Exercise objective → A faithful transcription of all the data is required.

Available records →
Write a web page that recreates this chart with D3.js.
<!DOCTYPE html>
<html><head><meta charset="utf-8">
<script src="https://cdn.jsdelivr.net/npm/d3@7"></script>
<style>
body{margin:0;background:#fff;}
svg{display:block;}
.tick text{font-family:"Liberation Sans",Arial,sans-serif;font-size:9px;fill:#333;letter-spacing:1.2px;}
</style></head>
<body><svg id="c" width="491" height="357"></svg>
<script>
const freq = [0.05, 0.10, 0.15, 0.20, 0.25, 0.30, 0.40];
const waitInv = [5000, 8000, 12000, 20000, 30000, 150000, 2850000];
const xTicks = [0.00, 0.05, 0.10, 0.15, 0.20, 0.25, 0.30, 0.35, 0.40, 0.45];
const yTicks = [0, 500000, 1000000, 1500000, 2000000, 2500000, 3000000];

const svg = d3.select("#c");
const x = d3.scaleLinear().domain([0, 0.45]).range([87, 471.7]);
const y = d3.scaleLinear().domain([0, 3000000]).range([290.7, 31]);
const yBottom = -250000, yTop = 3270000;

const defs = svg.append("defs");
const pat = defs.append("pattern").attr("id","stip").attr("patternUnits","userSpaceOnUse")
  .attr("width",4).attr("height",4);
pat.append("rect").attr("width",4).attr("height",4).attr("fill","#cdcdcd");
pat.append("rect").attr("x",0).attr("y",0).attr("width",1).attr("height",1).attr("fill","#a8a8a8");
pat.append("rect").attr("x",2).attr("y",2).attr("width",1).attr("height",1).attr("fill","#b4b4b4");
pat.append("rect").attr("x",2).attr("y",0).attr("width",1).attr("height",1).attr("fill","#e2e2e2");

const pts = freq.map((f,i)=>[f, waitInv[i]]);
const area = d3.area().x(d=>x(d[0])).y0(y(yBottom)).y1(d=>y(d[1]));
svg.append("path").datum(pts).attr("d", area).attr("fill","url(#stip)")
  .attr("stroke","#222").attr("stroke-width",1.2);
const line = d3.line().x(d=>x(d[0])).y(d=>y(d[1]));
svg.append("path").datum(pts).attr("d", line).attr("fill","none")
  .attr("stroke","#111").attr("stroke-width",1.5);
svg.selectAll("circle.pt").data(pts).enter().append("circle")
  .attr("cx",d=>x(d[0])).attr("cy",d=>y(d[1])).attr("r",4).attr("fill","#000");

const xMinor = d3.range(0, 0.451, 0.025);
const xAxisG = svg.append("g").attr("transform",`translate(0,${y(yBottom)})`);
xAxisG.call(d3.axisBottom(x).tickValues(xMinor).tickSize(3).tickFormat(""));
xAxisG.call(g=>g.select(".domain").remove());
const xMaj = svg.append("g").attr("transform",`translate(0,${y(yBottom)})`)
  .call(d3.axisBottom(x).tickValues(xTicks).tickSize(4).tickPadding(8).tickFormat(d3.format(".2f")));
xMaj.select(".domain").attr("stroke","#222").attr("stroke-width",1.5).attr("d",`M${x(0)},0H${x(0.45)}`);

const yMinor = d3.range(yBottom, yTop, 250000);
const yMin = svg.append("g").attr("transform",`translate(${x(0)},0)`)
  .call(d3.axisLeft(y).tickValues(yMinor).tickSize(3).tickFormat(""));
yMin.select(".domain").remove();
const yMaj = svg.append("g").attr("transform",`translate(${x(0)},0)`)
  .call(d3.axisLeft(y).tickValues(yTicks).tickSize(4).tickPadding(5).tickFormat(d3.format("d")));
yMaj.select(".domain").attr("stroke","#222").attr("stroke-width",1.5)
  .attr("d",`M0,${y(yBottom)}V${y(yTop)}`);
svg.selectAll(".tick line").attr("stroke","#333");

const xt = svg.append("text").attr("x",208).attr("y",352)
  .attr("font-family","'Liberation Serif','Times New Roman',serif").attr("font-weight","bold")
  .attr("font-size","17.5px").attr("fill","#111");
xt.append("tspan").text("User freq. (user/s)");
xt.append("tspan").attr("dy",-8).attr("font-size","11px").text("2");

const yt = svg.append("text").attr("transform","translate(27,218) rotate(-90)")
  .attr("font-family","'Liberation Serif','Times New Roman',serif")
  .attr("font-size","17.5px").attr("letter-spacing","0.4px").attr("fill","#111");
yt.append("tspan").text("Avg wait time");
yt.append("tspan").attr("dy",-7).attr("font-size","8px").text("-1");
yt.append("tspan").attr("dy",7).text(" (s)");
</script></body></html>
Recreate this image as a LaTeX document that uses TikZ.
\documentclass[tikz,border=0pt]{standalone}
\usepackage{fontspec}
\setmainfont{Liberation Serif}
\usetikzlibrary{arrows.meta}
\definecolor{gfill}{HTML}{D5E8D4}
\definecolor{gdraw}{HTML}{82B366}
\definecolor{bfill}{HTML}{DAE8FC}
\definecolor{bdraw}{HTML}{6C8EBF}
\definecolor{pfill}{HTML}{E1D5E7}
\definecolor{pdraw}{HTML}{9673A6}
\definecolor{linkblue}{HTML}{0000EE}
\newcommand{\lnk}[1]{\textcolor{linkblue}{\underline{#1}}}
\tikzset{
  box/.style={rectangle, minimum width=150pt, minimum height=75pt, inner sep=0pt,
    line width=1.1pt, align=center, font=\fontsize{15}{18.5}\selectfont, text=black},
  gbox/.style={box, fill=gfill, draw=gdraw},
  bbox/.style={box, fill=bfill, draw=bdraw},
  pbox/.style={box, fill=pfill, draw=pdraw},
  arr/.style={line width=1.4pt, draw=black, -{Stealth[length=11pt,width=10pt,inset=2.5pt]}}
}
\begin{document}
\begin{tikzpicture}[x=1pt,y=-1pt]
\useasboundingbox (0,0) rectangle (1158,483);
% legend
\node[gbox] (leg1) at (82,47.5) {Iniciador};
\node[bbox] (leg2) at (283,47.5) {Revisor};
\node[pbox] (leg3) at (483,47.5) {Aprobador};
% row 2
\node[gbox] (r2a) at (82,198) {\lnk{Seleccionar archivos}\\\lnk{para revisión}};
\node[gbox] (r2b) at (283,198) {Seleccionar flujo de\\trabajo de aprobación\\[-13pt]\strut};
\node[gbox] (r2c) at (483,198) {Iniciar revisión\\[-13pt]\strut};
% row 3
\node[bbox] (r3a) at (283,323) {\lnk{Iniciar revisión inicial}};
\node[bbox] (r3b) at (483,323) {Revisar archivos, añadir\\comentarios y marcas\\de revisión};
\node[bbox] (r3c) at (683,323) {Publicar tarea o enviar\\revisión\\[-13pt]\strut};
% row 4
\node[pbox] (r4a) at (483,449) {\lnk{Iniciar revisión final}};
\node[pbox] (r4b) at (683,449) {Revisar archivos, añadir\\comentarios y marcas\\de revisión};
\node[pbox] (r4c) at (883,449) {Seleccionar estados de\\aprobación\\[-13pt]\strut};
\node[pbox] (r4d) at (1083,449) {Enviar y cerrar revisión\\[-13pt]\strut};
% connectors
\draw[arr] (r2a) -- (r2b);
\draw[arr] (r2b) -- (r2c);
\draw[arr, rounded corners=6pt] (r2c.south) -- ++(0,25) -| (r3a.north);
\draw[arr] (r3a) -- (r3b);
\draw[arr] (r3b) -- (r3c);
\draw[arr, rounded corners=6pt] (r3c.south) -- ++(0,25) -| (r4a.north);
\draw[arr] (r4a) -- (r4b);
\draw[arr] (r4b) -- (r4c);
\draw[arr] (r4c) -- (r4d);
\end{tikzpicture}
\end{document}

Output for this task →
Write a web page that recreates this chart with D3.js.
<!DOCTYPE html>
<html><head><meta charset="utf-8">
<script src="https://cdn.jsdelivr.net/npm/d3@7"></script>
<style>
body{margin:0;background:#fff;}
svg{display:block;}
.tick text{font-family:"Liberation Sans",Arial,sans-serif;font-size:9px;fill:#333;letter-spacing:1.2px;}
</style></head>
<body><svg id="c" width="491" height="357"></svg>
<script>
const freq = [0.05, 0.10, 0.15, 0.20, 0.25, 0.30, 0.40];
const waitInv = [5000, 8000, 12000, 20000, 30000, 150000, 2850000];
const xTicks = [0.00, 0.05, 0.10, 0.15, 0.20, 0.25, 0.30, 0.35, 0.40, 0.45];
const yTicks = [0, 500000, 1000000, 1500000, 2000000, 2500000, 3000000];

const svg = d3.select("#c");
const x = d3.scaleLinear().domain([0, 0.45]).range([87, 471.7]);
const y = d3.scaleLinear().domain([0, 3000000]).range([290.7, 31]);
const yBottom = -250000, yTop = 3270000;

const defs = svg.append("defs");
const pat = defs.append("pattern").attr("id","stip").attr("patternUnits","userSpaceOnUse")
  .attr("width",4).attr("height",4);
pat.append("rect").attr("width",4).attr("height",4).attr("fill","#cdcdcd");
pat.append("rect").attr("x",0).attr("y",0).attr("width",1).attr("height",1).attr("fill","#a8a8a8");
pat.append("rect").attr("x",2).attr("y",2).attr("width",1).attr("height",1).attr("fill","#b4b4b4");
pat.append("rect").attr("x",2).attr("y",0).attr("width",1).attr("height",1).attr("fill","#e2e2e2");

const pts = freq.map((f,i)=>[f, waitInv[i]]);
const area = d3.area().x(d=>x(d[0])).y0(y(yBottom)).y1(d=>y(d[1]));
svg.append("path").datum(pts).attr("d", area).attr("fill","url(#stip)")
  .attr("stroke","#222").attr("stroke-width",1.2);
const line = d3.line().x(d=>x(d[0])).y(d=>y(d[1]));
svg.append("path").datum(pts).attr("d", line).attr("fill","none")
  .attr("stroke","#111").attr("stroke-width",1.5);
svg.selectAll("circle.pt").data(pts).enter().append("circle")
  .attr("cx",d=>x(d[0])).attr("cy",d=>y(d[1])).attr("r",4).attr("fill","#000");

const xMinor = d3.range(0, 0.451, 0.025);
const xAxisG = svg.append("g").attr("transform",`translate(0,${y(yBottom)})`);
xAxisG.call(d3.axisBottom(x).tickValues(xMinor).tickSize(3).tickFormat(""));
xAxisG.call(g=>g.select(".domain").remove());
const xMaj = svg.append("g").attr("transform",`translate(0,${y(yBottom)})`)
  .call(d3.axisBottom(x).tickValues(xTicks).tickSize(4).tickPadding(8).tickFormat(d3.format(".2f")));
xMaj.select(".domain").attr("stroke","#222").attr("stroke-width",1.5).attr("d",`M${x(0)},0H${x(0.45)}`);

const yMinor = d3.range(yBottom, yTop, 250000);
const yMin = svg.append("g").attr("transform",`translate(${x(0)},0)`)
  .call(d3.axisLeft(y).tickValues(yMinor).tickSize(3).tickFormat(""));
yMin.select(".domain").remove();
const yMaj = svg.append("g").attr("transform",`translate(${x(0)},0)`)
  .call(d3.axisLeft(y).tickValues(yTicks).tickSize(4).tickPadding(5).tickFormat(d3.format("d")));
yMaj.select(".domain").attr("stroke","#222").attr("stroke-width",1.5)
  .attr("d",`M0,${y(yBottom)}V${y(yTop)}`);
svg.selectAll(".tick line").attr("stroke","#333");

const xt = svg.append("text").attr("x",208).attr("y",352)
  .attr("font-family","'Liberation Serif','Times New Roman',serif").attr("font-weight","bold")
  .attr("font-size","17.5px").attr("fill","#111");
xt.append("tspan").text("User freq. (user/s)");
xt.append("tspan").attr("dy",-8).attr("font-size","11px").text("2");

const yt = svg.append("text").attr("transform","translate(27,218) rotate(-90)")
  .attr("font-family","'Liberation Serif','Times New Roman',serif")
  .attr("font-size","17.5px").attr("letter-spacing","0.4px").attr("fill","#111");
yt.append("tspan").text("Avg wait time");
yt.append("tspan").attr("dy",-7).attr("font-size","8px").text("-1");
yt.append("tspan").attr("dy",7).text(" (s)");
</script></body></html>
Recreate this image as a LaTeX document that uses TikZ.
\documentclass[tikz,border=0pt]{standalone}
\usepackage{fontspec}
\setmainfont{Liberation Serif}
\usetikzlibrary{arrows.meta}
\definecolor{gfill}{HTML}{D5E8D4}
\definecolor{gdraw}{HTML}{82B366}
\definecolor{bfill}{HTML}{DAE8FC}
\definecolor{bdraw}{HTML}{6C8EBF}
\definecolor{pfill}{HTML}{E1D5E7}
\definecolor{pdraw}{HTML}{9673A6}
\definecolor{linkblue}{HTML}{0000EE}
\newcommand{\lnk}[1]{\textcolor{linkblue}{\underline{#1}}}
\tikzset{
  box/.style={rectangle, minimum width=150pt, minimum height=75pt, inner sep=0pt,
    line width=1.1pt, align=center, font=\fontsize{15}{18.5}\selectfont, text=black},
  gbox/.style={box, fill=gfill, draw=gdraw},
  bbox/.style={box, fill=bfill, draw=bdraw},
  pbox/.style={box, fill=pfill, draw=pdraw},
  arr/.style={line width=1.4pt, draw=black, -{Stealth[length=11pt,width=10pt,inset=2.5pt]}}
}
\begin{document}
\begin{tikzpicture}[x=1pt,y=-1pt]
\useasboundingbox (0,0) rectangle (1158,483);
% legend
\node[gbox] (leg1) at (82,47.5) {Iniciador};
\node[bbox] (leg2) at (283,47.5) {Revisor};
\node[pbox] (leg3) at (483,47.5) {Aprobador};
% row 2
\node[gbox] (r2a) at (82,198) {\lnk{Seleccionar archivos}\\\lnk{para revisión}};
\node[gbox] (r2b) at (283,198) {Seleccionar flujo de\\trabajo de aprobación\\[-13pt]\strut};
\node[gbox] (r2c) at (483,198) {Iniciar revisión\\[-13pt]\strut};
% row 3
\node[bbox] (r3a) at (283,323) {\lnk{Iniciar revisión inicial}};
\node[bbox] (r3b) at (483,323) {Revisar archivos, añadir\\comentarios y marcas\\de revisión};
\node[bbox] (r3c) at (683,323) {Publicar tarea o enviar\\revisión\\[-13pt]\strut};
% row 4
\node[pbox] (r4a) at (483,449) {\lnk{Iniciar revisión final}};
\node[pbox] (r4b) at (683,449) {Revisar archivos, añadir\\comentarios y marcas\\de revisión};
\node[pbox] (r4c) at (883,449) {Seleccionar estados de\\aprobación\\[-13pt]\strut};
\node[pbox] (r4d) at (1083,449) {Enviar y cerrar revisión\\[-13pt]\strut};
% connectors
\draw[arr] (r2a) -- (r2b);
\draw[arr] (r2b) -- (r2c);
\draw[arr, rounded corners=6pt] (r2c.south) -- ++(0,25) -| (r3a.north);
\draw[arr] (r3a) -- (r3b);
\draw[arr] (r3b) -- (r3c);
\draw[arr, rounded corners=6pt] (r3c.south) -- ++(0,25) -| (r4a.north);
\draw[arr] (r4a) -- (r4b);
\draw[arr] (r4b) -- (r4c);
\draw[arr] (r4c) -- (r4d);
\end{tikzpicture}
\end{document}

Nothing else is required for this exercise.